I say the 20% that exists between labor and capital is a class because calling it a class propels us to keep our eyes firmly on this group, to realize there are two types of post capitalist economy, and to realize that a movement can be anti-capitalist but not pro-working class.


Finally, you mention that you think the ruling class in Britain is about 1% of the population because you reserve the label “ruling” for capitalists who have immense power due to owning the largest firms in the nation. I usually use the number 2% for the U.S., but we are both fudging something in this. There are more people who are to some extent capitalists, but who own smaller units, or just pieces of units. Nonetheless, we don’t qualify our words every time we say that the capitalist class is the ruling class or that getting a better economy entails eliminating their position, because when we make such statements we do mean getting rid of the entire range of private ownership. The same goes for a coordinator economy. The ruling class is the coordinator class, though some members have more power and income than others. I should say, though, that I think in coordinatorism, especially without a Stalinist political overlay, the range of income, status, and power of all those in the coordinator class is far narrower than the range between owners of huge capital and owners of small capital in capitalism.

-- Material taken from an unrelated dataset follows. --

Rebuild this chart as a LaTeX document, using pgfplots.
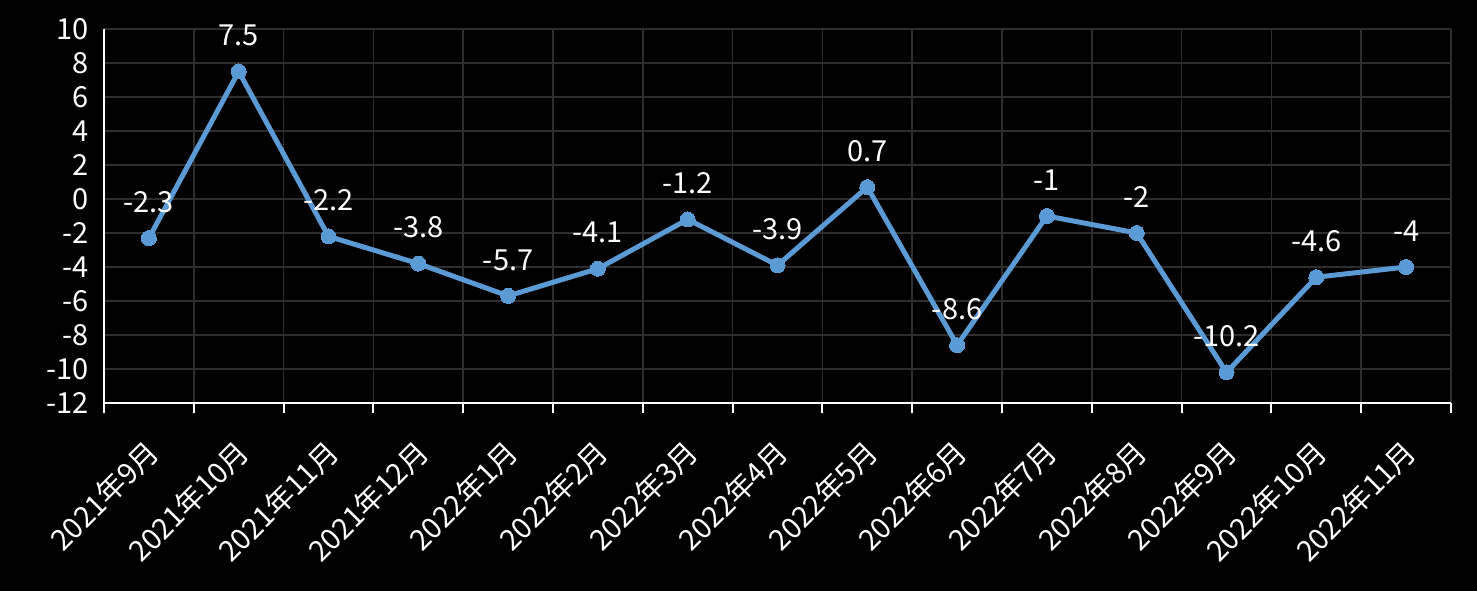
\documentclass[border=0pt]{standalone}
\usepackage{pgfplots}
\pgfplotsset{compat=1.18}
\usepackage{fontspec}
\setmainfont{Noto Sans CJK SC}
\definecolor{lineblue}{HTML}{5B9BD5}
\definecolor{gridgray}{HTML}{2E2E2E}
\begin{document}
\begin{tikzpicture}
\path[fill=black,use as bounding box] (0,0) rectangle (1477bp,591bp);
\begin{axis}[
  at={(104bp,188bp)}, anchor=south west,
  scale only axis, width=1347bp, height=374bp,
  xmin=0.5, xmax=15.5, ymin=-12, ymax=10,
  ytick={-12,-10,...,10},
  xtick={1,...,15},
  xticklabels={2021年9月,2021年10月,2021年11月,2021年12月,2022年1月,2022年2月,2022年3月,2022年4月,2022年5月,2022年6月,2022年7月,2022年8月,2022年9月,2022年10月,2022年11月},
  minor xtick={0.5,1.5,...,15.5},
  axis x line=bottom, axis y line=left,
  axis line style={-, white, line width=2bp},
  major tick length=0pt, minor tick length=10bp,
  tick align=outside,
  minor tick style={white, line width=2bp},
  xminorgrids=true, ymajorgrids=true,
  grid style={gridgray, line width=1.5bp},
  minor grid style={gridgray, line width=1.5bp},
  /pgf/number format/assume math mode=true,
  tick label style={white, font=\fontsize{29bp}{33bp}\selectfont},
  yticklabel style={xshift=-12bp},
  xticklabel style={xshift=-5bp, yshift=-34bp, rotate=45, anchor=north east, inner sep=0pt},
  nodes near coords,
  nodes near coords style={white, font=\fontsize{29bp}{33bp}\selectfont, anchor=center, yshift=36bp,
    /pgf/number format/assume math mode=true},
  point meta=explicit symbolic,
]
\addplot[color=lineblue, line width=5bp, mark=*, mark size=7.5bp,
  mark options={fill=lineblue, draw=lineblue, line width=0pt}]
  table[meta=label] {
    x  y     label
    1  -2.3  -2.3
    2  7.5   7.5
    3  -2.2  -2.2
    4  -3.8  -3.8
    5  -5.7  -5.7
    6  -4.1  -4.1
    7  -1.2  -1.2
    8  -3.9  -3.9
    9  0.7   0.7
    10 -8.6  -8.6
    11 -1    -1
    12 -2    -2
    13 -10.2 -10.2
    14 -4.6  -4.6
    15 -4    -4
  };
\end{axis}
\end{tikzpicture}
\end{document}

Still, whatever we call the 20% who reside between labor and capital, if you agree that it can become a ruling class, then presumably we also agree on a mandate for conceiving a better economy. Our economic vision must have production, consumption, and allocation relations that eliminate the distinction between this group and more typical workers so that this group doesn’t rule more typical workers. The only avenue to this end that I have been able to discern is replacing corporate divisions of labor with balanced job complexes and replacing markets and or central planning with participatory, or, if you prefer, horizontal planning consistent with self management. If we can agree on this and therefore also on the need for strategy to aim for classlessness and not coordinator rule, I think we have accomplished something.